The bill strengthens the safety provisions for the use of restraint and seclusion on individuals, particularly youths, who are being detained by a state or local agency. Language is added to clarify that restraint or seclusion must never be used as a punishment, sanction, or part of a treatment plan, or for retaliation, or for protection, except in the case of demonstrated emergencies.
The division of youth corrections (division) within the state department of human services (department) may place a youth in emergency seclusion for a maximum of no more than 4 consecutive hours in a calendar day unless a prescribed protocol is followed for an extended emergency situation. If the emergency situation continues and the youth is in seclusion for 8 total hours in a 2-calendar-day period, the division must obtain a court order to continue the seclusion.

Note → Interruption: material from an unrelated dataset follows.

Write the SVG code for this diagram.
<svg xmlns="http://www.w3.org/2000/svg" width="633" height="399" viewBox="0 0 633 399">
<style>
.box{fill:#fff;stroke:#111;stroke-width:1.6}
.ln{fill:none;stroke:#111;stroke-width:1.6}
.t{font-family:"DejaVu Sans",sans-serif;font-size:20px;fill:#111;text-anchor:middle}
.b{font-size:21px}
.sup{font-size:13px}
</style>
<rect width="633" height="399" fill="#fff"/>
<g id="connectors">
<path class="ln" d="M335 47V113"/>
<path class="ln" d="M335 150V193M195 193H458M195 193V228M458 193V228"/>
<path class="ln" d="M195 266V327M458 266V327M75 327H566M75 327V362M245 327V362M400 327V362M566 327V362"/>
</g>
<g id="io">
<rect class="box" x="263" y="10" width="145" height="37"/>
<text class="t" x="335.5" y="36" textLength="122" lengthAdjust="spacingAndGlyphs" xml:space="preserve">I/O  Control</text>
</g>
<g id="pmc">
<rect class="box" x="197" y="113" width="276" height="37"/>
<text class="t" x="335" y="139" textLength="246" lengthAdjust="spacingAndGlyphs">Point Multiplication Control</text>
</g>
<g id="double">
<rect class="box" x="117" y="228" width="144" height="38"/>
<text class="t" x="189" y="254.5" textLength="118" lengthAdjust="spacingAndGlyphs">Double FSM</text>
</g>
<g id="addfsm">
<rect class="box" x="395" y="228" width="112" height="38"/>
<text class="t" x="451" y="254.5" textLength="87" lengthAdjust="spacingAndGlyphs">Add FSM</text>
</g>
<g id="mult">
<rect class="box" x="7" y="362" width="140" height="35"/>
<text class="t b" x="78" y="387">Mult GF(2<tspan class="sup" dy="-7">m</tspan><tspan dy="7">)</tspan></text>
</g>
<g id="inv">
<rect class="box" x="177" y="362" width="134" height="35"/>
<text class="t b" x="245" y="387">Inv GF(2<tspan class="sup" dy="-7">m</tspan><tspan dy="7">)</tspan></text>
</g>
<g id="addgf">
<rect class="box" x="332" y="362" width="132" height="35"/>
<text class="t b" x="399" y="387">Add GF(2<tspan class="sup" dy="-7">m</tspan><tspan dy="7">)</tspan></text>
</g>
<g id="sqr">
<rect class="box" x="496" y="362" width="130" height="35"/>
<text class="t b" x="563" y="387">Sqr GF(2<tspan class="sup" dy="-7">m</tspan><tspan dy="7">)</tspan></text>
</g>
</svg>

The division may confine a youth for a period of time not to exceed 2 hours, not including sleeping hours, in a calendar day for the completion of administrative functions, provided that the confinement is part of a routine practice that is applicable to substantial portions of the population and is not imposed in response to the behavior of one or more youth.

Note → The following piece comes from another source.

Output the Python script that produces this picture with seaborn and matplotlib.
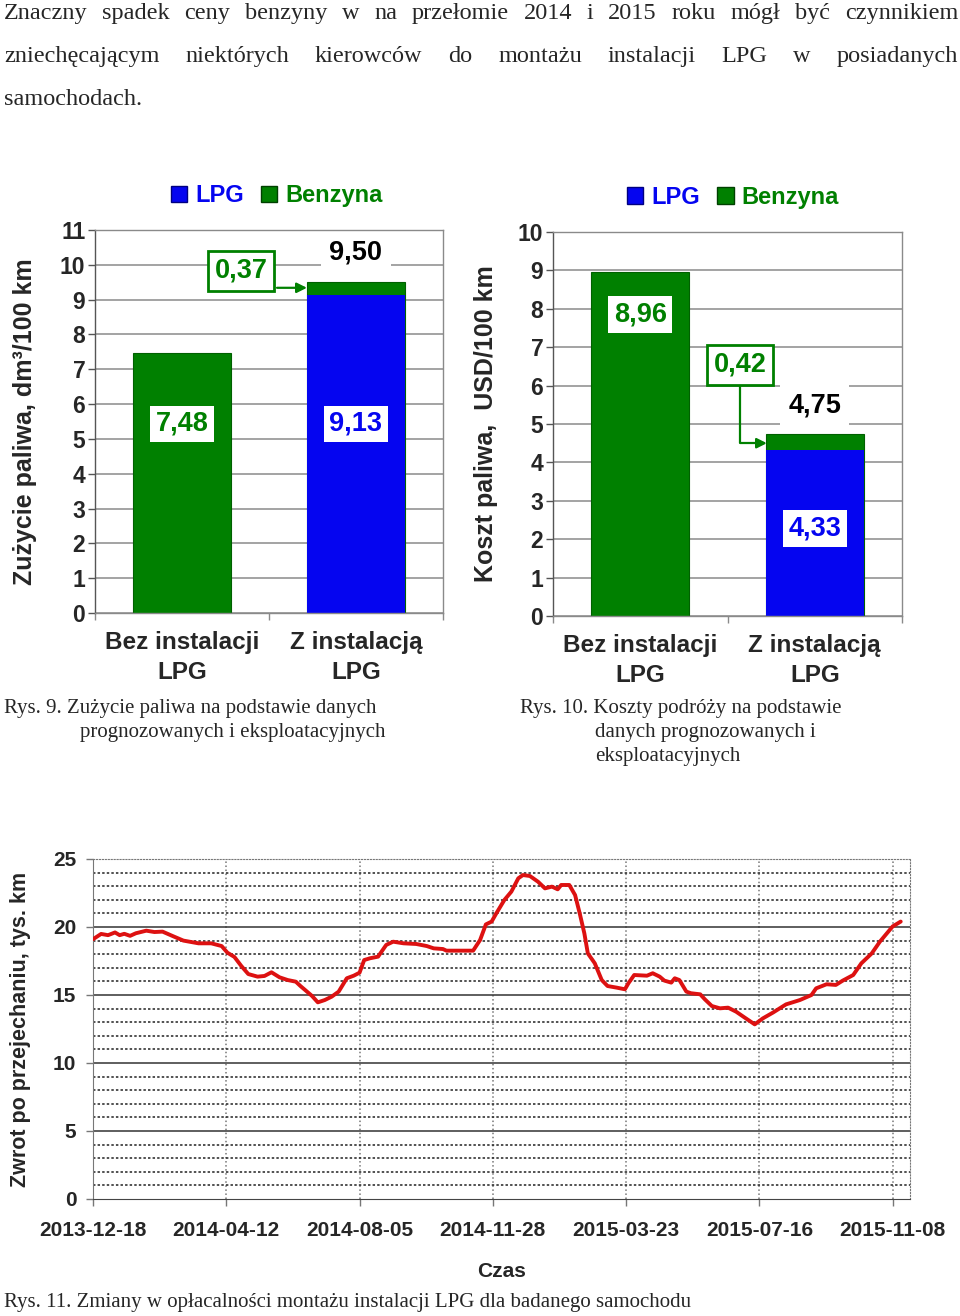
import pandas as pd
import matplotlib
matplotlib.use('Agg')
import matplotlib.pyplot as plt
from matplotlib.patches import Patch
from matplotlib.ticker import MultipleLocator
import seaborn as sns

# --- data ---
categories = ['Bez instalacji\nLPG', 'Z instalacją\nLPG']
consumption_lpg = [0.0, 9.13]
consumption_benzyna = [7.48, 0.37]
cost_lpg = [0.0, 4.33]
cost_benzyna = [8.96, 0.42]

start_date = '2013-12-18'
days = [0, 7, 13, 19, 23, 27, 32, 37, 46, 53, 60, 70, 78, 91, 102, 111, 116, 122, 128, 134,
        142, 148, 154, 161, 168, 175, 179, 183, 189, 194, 200, 206, 212, 219, 225, 230, 234,
        239, 246, 253, 259, 268, 279, 288, 294, 302, 305, 328, 334, 339, 344, 348, 355, 361,
        367, 371, 377, 384, 390, 396, 401, 404, 411, 416, 420, 424, 427, 433, 439, 444, 452,
        459, 462, 467, 478, 483, 489, 493, 499, 502, 506, 512, 516, 524, 528, 534, 541, 548,
        555, 562, 571, 578, 587, 598, 610, 620, 624, 633, 641, 647, 656, 663, 672, 679, 685,
        690, 697]
payback = [19.1, 19.49, 19.4, 19.6, 19.4, 19.5, 19.35, 19.54, 19.73, 19.63, 19.66, 19.29, 19.0,
           18.8, 18.8, 18.6, 18.11, 17.8, 17.13, 16.54, 16.35, 16.4, 16.67, 16.3, 16.1, 15.98,
           15.66, 15.37, 14.93, 14.46, 14.63, 14.88, 15.25, 16.23, 16.42, 16.64, 17.57, 17.7,
           17.82, 18.68, 18.92, 18.8, 18.75, 18.6, 18.43, 18.38, 18.26, 18.26, 19.04, 20.19,
           20.4, 21.0, 21.99, 22.6, 23.58, 23.82, 23.75, 23.33, 22.84, 22.97, 22.77, 23.09,
           23.09, 22.35, 21.0, 19.53, 18.06, 17.33, 16.1, 15.66, 15.54, 15.42, 15.86, 16.47,
           16.42, 16.6, 16.35, 16.06, 15.91, 16.23, 16.1, 15.25, 15.13, 15.05, 14.68, 14.19,
           14.02, 14.07, 13.77, 13.36, 12.84, 13.28, 13.72, 14.31, 14.63, 15.0, 15.49, 15.79,
           15.74, 16.06, 16.47, 17.33, 18.06, 18.92, 19.53, 20.04, 20.4]
date_ticks = ['2013-12-18', '2014-04-12', '2014-08-05', '2014-11-28',
              '2015-03-23', '2015-07-16', '2015-11-08']

GREEN = '#008000'
BLUE = '#0505F0'
RED = '#DD1111'
GRID = '#8a8a8a'

sns.set_style('white')
plt.rcParams['font.family'] = ['Liberation Sans', 'DejaVu Sans']
plt.rcParams['font.weight'] = 'bold'

W, H = 960, 1316
fig = plt.figure(figsize=(W / 100, H / 100), dpi=100)


def box(l, t, r, b):
    return [l / W, 1 - b / H, (r - l) / W, (b - t) / H]


def fmt(v):
    return f'{v:.2f}'.replace('.', ',')


def bar_chart(ax, lpg, benzyna, ymax, ylabel, label_x, legend_x):
    total = [a + b for a, b in zip(lpg, benzyna)]
    sns.barplot(x=categories, y=total, color=GREEN, width=0.56, saturation=1,
                errorbar=None, edgecolor='#006000', linewidth=0.8, ax=ax)
    sns.barplot(x=categories, y=lpg, color=BLUE, width=0.56, saturation=1,
                errorbar=None, linewidth=0, ax=ax)
    ax.set_xlim(-0.5, 1.5)
    ax.set_ylim(0, ymax)
    ax.set_yticks(range(ymax + 1))
    ax.grid(axis='y', color=GRID, lw=1.1)
    ax.set_axisbelow(True)
    for s in ax.spines.values():
        s.set_color(GRID)
        s.set_linewidth(1.0)
    ax.spines['left'].set_color('#555555')
    ax.set_xticks([-0.5, 0.5, 1.5], minor=True)
    ax.tick_params(axis='x', which='minor', bottom=True, length=5, color=GRID, width=1)
    ax.tick_params(axis='x', which='major', bottom=True, length=0, pad=13, labelsize=17.5)
    ax.tick_params(axis='y', left=True, length=5, width=1, color='#555555', pad=2,
                   labelsize=16.5)
    for lab in ax.get_xticklabels():
        lab.set_linespacing(1.4)
    ax.set_ylabel(ylabel, fontsize=18, fontweight='bold')
    ax.yaxis.set_label_coords(label_x, 0.5)
    ax.set_xlabel('')
    handles = [Patch(facecolor=BLUE, edgecolor='#000080', label='LPG'),
               Patch(facecolor=GREEN, edgecolor='#004000', label='Benzyna')]
    leg = ax.legend(handles=handles, loc='center', bbox_to_anchor=(legend_x, 1.09), ncol=2,
                    frameon=False, fontsize=17, handlelength=0.7, handleheight=0.7,
                    handletextpad=0.35, columnspacing=0.7, borderaxespad=0)
    for txt, c in zip(leg.get_texts(), [BLUE, GREEN]):
        txt.set_color(c)
    return total


label_box = dict(boxstyle='square,pad=0.2', fc='white', ec='none')

# Rys. 9
ax1 = fig.add_axes(box(95, 230, 443, 613))
tot1 = bar_chart(ax1, consumption_lpg, consumption_benzyna, 11,
                 'Zużycie paliwa, dm³/100 km', -0.167, 0.523)
ax1.text(0, 5.43, fmt(consumption_benzyna[0]), color=GREEN, ha='center', va='center',
         fontsize=19.5, bbox=label_box)
ax1.text(1, 5.43, fmt(consumption_lpg[1]), color=BLUE, ha='center', va='center',
         fontsize=19.5, bbox=label_box)
ax1.text(1, 10.34, fmt(tot1[1]), color='black', ha='center', va='center', fontsize=19.5,
         bbox=dict(boxstyle='square,pad=0.3', fc='white', ec='none'))
ax1.text(0.339, 9.83, fmt(consumption_benzyna[1]), color=GREEN, ha='center', va='center',
         fontsize=19.5, bbox=dict(boxstyle='square,pad=0.25', fc='white', ec=GREEN, lw=2))
ax1.annotate('', xy=(0.718, 9.34), xytext=(0.546, 9.34),
             arrowprops=dict(arrowstyle='-|>', color=GREEN, lw=1.6, mutation_scale=15,
                             shrinkA=0, shrinkB=0))

# Rys. 10
ax2 = fig.add_axes(box(553, 232, 902, 616))
tot2 = bar_chart(ax2, cost_lpg, cost_benzyna, 10,
                 'Koszt paliwa,  USD/100 km', -0.158, 0.516)
ax2.text(0, 7.86, fmt(cost_benzyna[0]), color=GREEN, ha='center', va='center',
         fontsize=19.5, bbox=label_box)
ax2.text(1, 2.27, fmt(cost_lpg[1]), color=BLUE, ha='center', va='center',
         fontsize=19.5, bbox=label_box)
ax2.text(1, 5.47, fmt(tot2[1]), color='black', ha='center', va='center', fontsize=19.5,
         bbox=dict(boxstyle='square,pad=0.3', fc='white', ec='none'))
ax2.text(0.572, 6.54, fmt(cost_benzyna[1]), color=GREEN, ha='center', va='center',
         fontsize=19.5, bbox=dict(boxstyle='square,pad=0.25', fc='white', ec=GREEN, lw=2))
ax2.annotate('', xy=(0.726, 4.5), xytext=(0.572, 5.99),
             arrowprops=dict(arrowstyle='-|>', color=GREEN, lw=1.6, mutation_scale=15,
                             shrinkA=0, shrinkB=0,
                             connectionstyle='angle,angleA=90,angleB=0,rad=0'))

# Rys. 11
ax3 = fig.add_axes(box(93, 859, 910, 1199))
t0 = pd.to_datetime(start_date)
dates = t0 + pd.to_timedelta(days, unit='D')
sns.lineplot(x=dates, y=payback, color=RED, linewidth=2.8, ax=ax3, zorder=5)
ax3.set_ylim(0, 25)
ax3.set_xlim(t0, t0 + pd.Timedelta(days=705))
ax3.set_xticks(pd.to_datetime(date_ticks))
ax3.set_xticklabels(date_ticks)
ax3.yaxis.set_major_locator(MultipleLocator(5))
ax3.yaxis.set_minor_locator(MultipleLocator(1))
ax3.grid(axis='y', which='minor', color='#222222', lw=1.1, linestyle=(0, (1.6, 1.4)))
ax3.grid(axis='x', which='major', color='#777777', lw=1.1, linestyle=':')
for v in [5, 10, 15, 20]:
    ax3.axhline(v, color='#333333', lw=1.1, zorder=1)
for side in ['top', 'right']:
    ax3.spines[side].set_linestyle(':')
    ax3.spines[side].set_color('#777777')
ax3.spines['left'].set_color('#777777')
ax3.spines['bottom'].set_color('#444444')
ax3.tick_params(axis='y', which='minor', left=False, length=0)
ax3.tick_params(axis='y', which='major', left=True, length=5, width=1, color='#777777',
                pad=7, labelsize=15)
ax3.tick_params(axis='x', bottom=True, length=5, width=1, color='#777777', pad=11,
                labelsize=15)
ax3.set_ylabel('Zwrot po przejechaniu, tys. km', fontsize=15.5, fontweight='bold')
ax3.yaxis.set_label_coords(-0.076, 0.5)
ax3.set_xlabel('Czas', fontsize=15, fontweight='bold')
ax3.xaxis.set_label_coords(0.5, -0.185)

# body text and captions
renderer = fig.canvas.get_renderer()
serif = dict(family=['Liberation Serif', 'DejaVu Serif'], fontweight='normal', va='baseline')


def justified(text, y, x0=4, x1=958, size=17.5):
    words = text.split()
    items = [fig.text(0, 1 - y / H, w, fontsize=size, **serif) for w in words]
    widths = [t.get_window_extent(renderer).width for t in items]
    gap = (x1 - x0 - sum(widths)) / (len(words) - 1)
    x = x0
    for t, w in zip(items, widths):
        t.set_x(x / W)
        x += w + gap


justified('Znaczny spadek ceny benzyny w na przełomie 2014 i 2015 roku mógł być czynnikiem', 19)
justified('zniechęcającym niektórych kierowców do montażu instalacji LPG w posiadanych', 62)
fig.text(4 / W, 1 - 105 / H, 'samochodach.', fontsize=17.5, **serif)

captions = [(4, 713, 'Rys. 9. Zużycie paliwa na podstawie danych'),
            (80, 737, 'prognozowanych i eksploatacyjnych'),
            (520, 713, 'Rys. 10. Koszty podróży na podstawie'),
            (595, 737, 'danych prognozowanych i'),
            (595, 761, 'eksploatacyjnych'),
            (4, 1307, 'Rys. 11. Zmiany w opłacalności montażu instalacji LPG dla badanego samochodu')]
for x, y, txt in captions:
    fig.text(x / W, 1 - y / H, txt, fontsize=15, **serif)

fig.savefig('out.png', dpi=100)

If an agency uses seclusion:
- The room or area used for seclusion must have at least 60 square feet of floor space, be clean, have adequate lighting, heating, and, by January 1, 2020, be suicide resistant;
- The individual in seclusion must have access to water, toilet facilities, and toilet paper;
- Staff shall adhere to strict timeline protocols for youth in seclusion for emergency situations;
- Scheduled status reports must be made to the facility director;
- Within 12 hours, the facility shall notify the youth's parent, guardian, or legal custodian of the fact of and need for the seclusion; and
- If the emergency requiring seclusion continues beyond 4 hours, the division may only continue the seclusion if it obtains written approval after a licensed physician has consulted with a qualified mental health professional who has met with the youth.

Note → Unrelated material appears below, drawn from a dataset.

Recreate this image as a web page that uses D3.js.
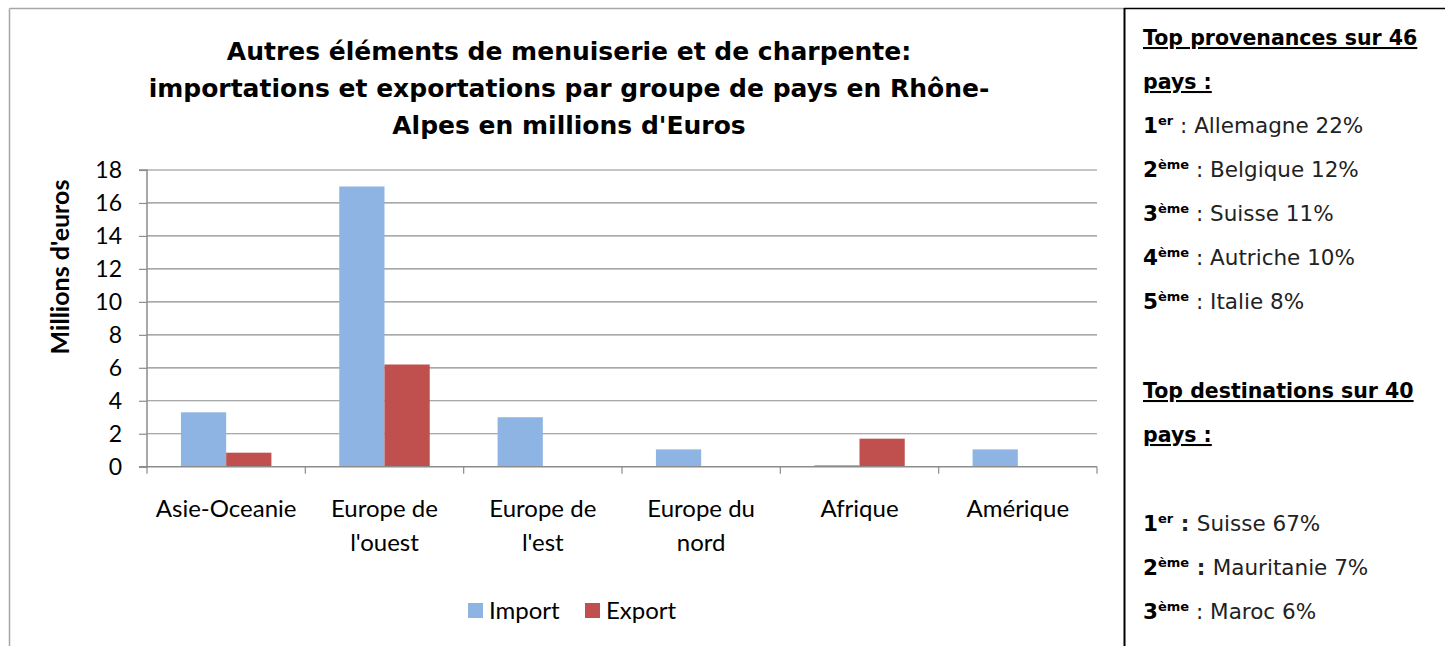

A division facility that utilizes seclusion is required to have staff undergo at least 40 hours of initial training and at least 16 hours of annual training thereafter, especially on the use and effect of seclusion on youth.
Additional reporting requirements are imposed in the bill. The division is required to keep specific documentation on file for each individual placed in seclusion. The division shall make a compilation report of the documentation to the youth seclusion working group (working group), created in the bill. Similarly, any facility that operates for the purpose of detaining youth shall report quarterly to the public health and human services committee of the house of representatives and the health and human services committee of the senate, or any successor committees, on its use of seclusion.
The working group is created to study the issues surrounding the use and effect of seclusion on youth.